* TO BE DONE
Repeat the whole listing below, word for word.

* DATA EXTRACT
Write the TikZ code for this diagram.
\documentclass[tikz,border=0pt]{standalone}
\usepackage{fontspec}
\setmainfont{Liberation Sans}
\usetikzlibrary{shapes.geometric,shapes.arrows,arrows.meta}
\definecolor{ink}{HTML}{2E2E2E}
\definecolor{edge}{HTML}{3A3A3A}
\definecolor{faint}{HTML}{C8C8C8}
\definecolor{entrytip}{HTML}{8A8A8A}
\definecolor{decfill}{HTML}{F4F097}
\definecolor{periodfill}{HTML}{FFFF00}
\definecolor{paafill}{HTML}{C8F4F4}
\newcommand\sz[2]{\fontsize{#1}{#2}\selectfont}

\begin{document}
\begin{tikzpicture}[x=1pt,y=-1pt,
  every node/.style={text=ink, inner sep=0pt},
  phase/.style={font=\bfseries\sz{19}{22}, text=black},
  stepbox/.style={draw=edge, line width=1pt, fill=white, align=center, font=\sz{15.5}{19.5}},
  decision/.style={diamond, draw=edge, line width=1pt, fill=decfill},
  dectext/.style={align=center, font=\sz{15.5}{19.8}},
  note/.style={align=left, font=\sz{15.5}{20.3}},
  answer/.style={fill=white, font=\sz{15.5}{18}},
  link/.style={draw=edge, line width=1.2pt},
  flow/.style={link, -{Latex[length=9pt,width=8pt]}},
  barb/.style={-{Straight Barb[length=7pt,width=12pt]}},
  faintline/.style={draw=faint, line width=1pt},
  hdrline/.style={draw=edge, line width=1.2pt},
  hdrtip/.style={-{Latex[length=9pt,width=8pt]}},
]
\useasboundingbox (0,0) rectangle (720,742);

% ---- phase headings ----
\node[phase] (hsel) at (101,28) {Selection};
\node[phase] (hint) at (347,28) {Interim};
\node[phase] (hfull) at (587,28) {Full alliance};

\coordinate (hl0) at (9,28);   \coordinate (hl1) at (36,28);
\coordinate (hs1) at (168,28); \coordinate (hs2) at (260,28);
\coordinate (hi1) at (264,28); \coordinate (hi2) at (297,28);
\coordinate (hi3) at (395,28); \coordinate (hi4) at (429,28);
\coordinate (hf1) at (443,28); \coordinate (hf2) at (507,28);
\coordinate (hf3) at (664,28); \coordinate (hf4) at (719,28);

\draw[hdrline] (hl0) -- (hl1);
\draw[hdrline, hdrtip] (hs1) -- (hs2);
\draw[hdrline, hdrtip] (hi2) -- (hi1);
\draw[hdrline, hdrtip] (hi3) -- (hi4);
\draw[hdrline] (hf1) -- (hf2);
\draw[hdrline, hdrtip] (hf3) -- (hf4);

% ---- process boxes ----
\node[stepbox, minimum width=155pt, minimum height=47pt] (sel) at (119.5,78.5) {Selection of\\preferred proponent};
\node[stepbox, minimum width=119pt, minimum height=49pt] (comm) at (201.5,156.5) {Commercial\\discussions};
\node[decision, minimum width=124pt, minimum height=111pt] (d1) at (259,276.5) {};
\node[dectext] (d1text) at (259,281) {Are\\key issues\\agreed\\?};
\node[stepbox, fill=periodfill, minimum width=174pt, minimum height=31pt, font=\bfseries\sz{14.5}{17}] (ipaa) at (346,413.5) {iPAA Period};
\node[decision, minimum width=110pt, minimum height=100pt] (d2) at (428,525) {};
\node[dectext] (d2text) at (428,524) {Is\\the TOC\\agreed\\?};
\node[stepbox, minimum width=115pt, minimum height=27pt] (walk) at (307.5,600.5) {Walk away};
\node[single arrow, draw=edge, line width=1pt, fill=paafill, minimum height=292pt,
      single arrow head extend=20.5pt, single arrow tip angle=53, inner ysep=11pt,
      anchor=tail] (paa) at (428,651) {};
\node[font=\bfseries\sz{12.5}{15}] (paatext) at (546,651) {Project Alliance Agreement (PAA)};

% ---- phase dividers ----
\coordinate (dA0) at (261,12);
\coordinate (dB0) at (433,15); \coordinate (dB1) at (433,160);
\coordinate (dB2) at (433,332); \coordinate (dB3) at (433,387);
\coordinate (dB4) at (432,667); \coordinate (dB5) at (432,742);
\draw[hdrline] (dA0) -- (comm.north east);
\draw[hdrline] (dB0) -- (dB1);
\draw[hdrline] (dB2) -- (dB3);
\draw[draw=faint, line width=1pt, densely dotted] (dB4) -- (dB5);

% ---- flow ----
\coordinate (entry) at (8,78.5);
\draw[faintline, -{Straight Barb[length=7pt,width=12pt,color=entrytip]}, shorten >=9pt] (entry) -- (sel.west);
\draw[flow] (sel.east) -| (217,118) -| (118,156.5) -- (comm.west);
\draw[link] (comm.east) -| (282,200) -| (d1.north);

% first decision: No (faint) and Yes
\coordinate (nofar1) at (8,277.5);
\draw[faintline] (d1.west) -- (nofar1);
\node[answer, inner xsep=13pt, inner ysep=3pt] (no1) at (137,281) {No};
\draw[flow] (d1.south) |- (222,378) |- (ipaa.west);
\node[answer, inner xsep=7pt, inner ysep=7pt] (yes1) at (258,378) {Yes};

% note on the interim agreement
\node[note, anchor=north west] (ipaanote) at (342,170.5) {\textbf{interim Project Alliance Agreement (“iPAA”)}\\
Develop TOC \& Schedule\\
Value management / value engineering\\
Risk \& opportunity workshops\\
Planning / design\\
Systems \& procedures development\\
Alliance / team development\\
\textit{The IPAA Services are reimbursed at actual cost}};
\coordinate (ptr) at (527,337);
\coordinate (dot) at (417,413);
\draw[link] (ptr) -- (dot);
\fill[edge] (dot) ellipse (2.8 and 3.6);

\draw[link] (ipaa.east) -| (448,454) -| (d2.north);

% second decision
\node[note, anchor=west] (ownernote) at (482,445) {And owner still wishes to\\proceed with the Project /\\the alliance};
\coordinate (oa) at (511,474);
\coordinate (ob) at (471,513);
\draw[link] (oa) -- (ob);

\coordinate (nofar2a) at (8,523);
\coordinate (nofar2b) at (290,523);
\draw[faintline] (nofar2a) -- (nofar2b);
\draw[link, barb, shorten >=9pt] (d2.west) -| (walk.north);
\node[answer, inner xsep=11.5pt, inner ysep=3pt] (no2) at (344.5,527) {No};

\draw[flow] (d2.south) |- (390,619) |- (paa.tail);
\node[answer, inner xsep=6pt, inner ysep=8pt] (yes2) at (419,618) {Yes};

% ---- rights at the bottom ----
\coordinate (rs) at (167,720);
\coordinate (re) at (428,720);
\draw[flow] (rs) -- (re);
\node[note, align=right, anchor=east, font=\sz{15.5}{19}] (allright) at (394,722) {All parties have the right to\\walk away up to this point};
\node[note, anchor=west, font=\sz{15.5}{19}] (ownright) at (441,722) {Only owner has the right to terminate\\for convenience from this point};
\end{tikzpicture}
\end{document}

* TASK ANSWER
Write the TikZ code for this diagram.
\documentclass[tikz,border=0pt]{standalone}
\usepackage{fontspec}
\setmainfont{Liberation Sans}
\usetikzlibrary{shapes.geometric,shapes.arrows,arrows.meta}
\definecolor{ink}{HTML}{2E2E2E}
\definecolor{edge}{HTML}{3A3A3A}
\definecolor{faint}{HTML}{C8C8C8}
\definecolor{entrytip}{HTML}{8A8A8A}
\definecolor{decfill}{HTML}{F4F097}
\definecolor{periodfill}{HTML}{FFFF00}
\definecolor{paafill}{HTML}{C8F4F4}
\newcommand\sz[2]{\fontsize{#1}{#2}\selectfont}

\begin{document}
\begin{tikzpicture}[x=1pt,y=-1pt,
  every node/.style={text=ink, inner sep=0pt},
  phase/.style={font=\bfseries\sz{19}{22}, text=black},
  stepbox/.style={draw=edge, line width=1pt, fill=white, align=center, font=\sz{15.5}{19.5}},
  decision/.style={diamond, draw=edge, line width=1pt, fill=decfill},
  dectext/.style={align=center, font=\sz{15.5}{19.8}},
  note/.style={align=left, font=\sz{15.5}{20.3}},
  answer/.style={fill=white, font=\sz{15.5}{18}},
  link/.style={draw=edge, line width=1.2pt},
  flow/.style={link, -{Latex[length=9pt,width=8pt]}},
  barb/.style={-{Straight Barb[length=7pt,width=12pt]}},
  faintline/.style={draw=faint, line width=1pt},
  hdrline/.style={draw=edge, line width=1.2pt},
  hdrtip/.style={-{Latex[length=9pt,width=8pt]}},
]
\useasboundingbox (0,0) rectangle (720,742);

% ---- phase headings ----
\node[phase] (hsel) at (101,28) {Selection};
\node[phase] (hint) at (347,28) {Interim};
\node[phase] (hfull) at (587,28) {Full alliance};

\coordinate (hl0) at (9,28);   \coordinate (hl1) at (36,28);
\coordinate (hs1) at (168,28); \coordinate (hs2) at (260,28);
\coordinate (hi1) at (264,28); \coordinate (hi2) at (297,28);
\coordinate (hi3) at (395,28); \coordinate (hi4) at (429,28);
\coordinate (hf1) at (443,28); \coordinate (hf2) at (507,28);
\coordinate (hf3) at (664,28); \coordinate (hf4) at (719,28);

\draw[hdrline] (hl0) -- (hl1);
\draw[hdrline, hdrtip] (hs1) -- (hs2);
\draw[hdrline, hdrtip] (hi2) -- (hi1);
\draw[hdrline, hdrtip] (hi3) -- (hi4);
\draw[hdrline] (hf1) -- (hf2);
\draw[hdrline, hdrtip] (hf3) -- (hf4);

% ---- process boxes ----
\node[stepbox, minimum width=155pt, minimum height=47pt] (sel) at (119.5,78.5) {Selection of\\preferred proponent};
\node[stepbox, minimum width=119pt, minimum height=49pt] (comm) at (201.5,156.5) {Commercial\\discussions};
\node[decision, minimum width=124pt, minimum height=111pt] (d1) at (259,276.5) {};
\node[dectext] (d1text) at (259,281) {Are\\key issues\\agreed\\?};
\node[stepbox, fill=periodfill, minimum width=174pt, minimum height=31pt, font=\bfseries\sz{14.5}{17}] (ipaa) at (346,413.5) {iPAA Period};
\node[decision, minimum width=110pt, minimum height=100pt] (d2) at (428,525) {};
\node[dectext] (d2text) at (428,524) {Is\\the TOC\\agreed\\?};
\node[stepbox, minimum width=115pt, minimum height=27pt] (walk) at (307.5,600.5) {Walk away};
\node[single arrow, draw=edge, line width=1pt, fill=paafill, minimum height=292pt,
      single arrow head extend=20.5pt, single arrow tip angle=53, inner ysep=11pt,
      anchor=tail] (paa) at (428,651) {};
\node[font=\bfseries\sz{12.5}{15}] (paatext) at (546,651) {Project Alliance Agreement (PAA)};

% ---- phase dividers ----
\coordinate (dA0) at (261,12);
\coordinate (dB0) at (433,15); \coordinate (dB1) at (433,160);
\coordinate (dB2) at (433,332); \coordinate (dB3) at (433,387);
\coordinate (dB4) at (432,667); \coordinate (dB5) at (432,742);
\draw[hdrline] (dA0) -- (comm.north east);
\draw[hdrline] (dB0) -- (dB1);
\draw[hdrline] (dB2) -- (dB3);
\draw[draw=faint, line width=1pt, densely dotted] (dB4) -- (dB5);

% ---- flow ----
\coordinate (entry) at (8,78.5);
\draw[faintline, -{Straight Barb[length=7pt,width=12pt,color=entrytip]}, shorten >=9pt] (entry) -- (sel.west);
\draw[flow] (sel.east) -| (217,118) -| (118,156.5) -- (comm.west);
\draw[link] (comm.east) -| (282,200) -| (d1.north);

% first decision: No (faint) and Yes
\coordinate (nofar1) at (8,277.5);
\draw[faintline] (d1.west) -- (nofar1);
\node[answer, inner xsep=13pt, inner ysep=3pt] (no1) at (137,281) {No};
\draw[flow] (d1.south) |- (222,378) |- (ipaa.west);
\node[answer, inner xsep=7pt, inner ysep=7pt] (yes1) at (258,378) {Yes};

% note on the interim agreement
\node[note, anchor=north west] (ipaanote) at (342,170.5) {\textbf{interim Project Alliance Agreement (“iPAA”)}\\
Develop TOC \& Schedule\\
Value management / value engineering\\
Risk \& opportunity workshops\\
Planning / design\\
Systems \& procedures development\\
Alliance / team development\\
\textit{The IPAA Services are reimbursed at actual cost}};
\coordinate (ptr) at (527,337);
\coordinate (dot) at (417,413);
\draw[link] (ptr) -- (dot);
\fill[edge] (dot) ellipse (2.8 and 3.6);

\draw[link] (ipaa.east) -| (448,454) -| (d2.north);

% second decision
\node[note, anchor=west] (ownernote) at (482,445) {And owner still wishes to\\proceed with the Project /\\the alliance};
\coordinate (oa) at (511,474);
\coordinate (ob) at (471,513);
\draw[link] (oa) -- (ob);

\coordinate (nofar2a) at (8,523);
\coordinate (nofar2b) at (290,523);
\draw[faintline] (nofar2a) -- (nofar2b);
\draw[link, barb, shorten >=9pt] (d2.west) -| (walk.north);
\node[answer, inner xsep=11.5pt, inner ysep=3pt] (no2) at (344.5,527) {No};

\draw[flow] (d2.south) |- (390,619) |- (paa.tail);
\node[answer, inner xsep=6pt, inner ysep=8pt] (yes2) at (419,618) {Yes};

% ---- rights at the bottom ----
\coordinate (rs) at (167,720);
\coordinate (re) at (428,720);
\draw[flow] (rs) -- (re);
\node[note, align=right, anchor=east, font=\sz{15.5}{19}] (allright) at (394,722) {All parties have the right to\\walk away up to this point};
\node[note, anchor=west, font=\sz{15.5}{19}] (ownright) at (441,722) {Only owner has the right to terminate\\for convenience from this point};
\end{tikzpicture}
\end{document}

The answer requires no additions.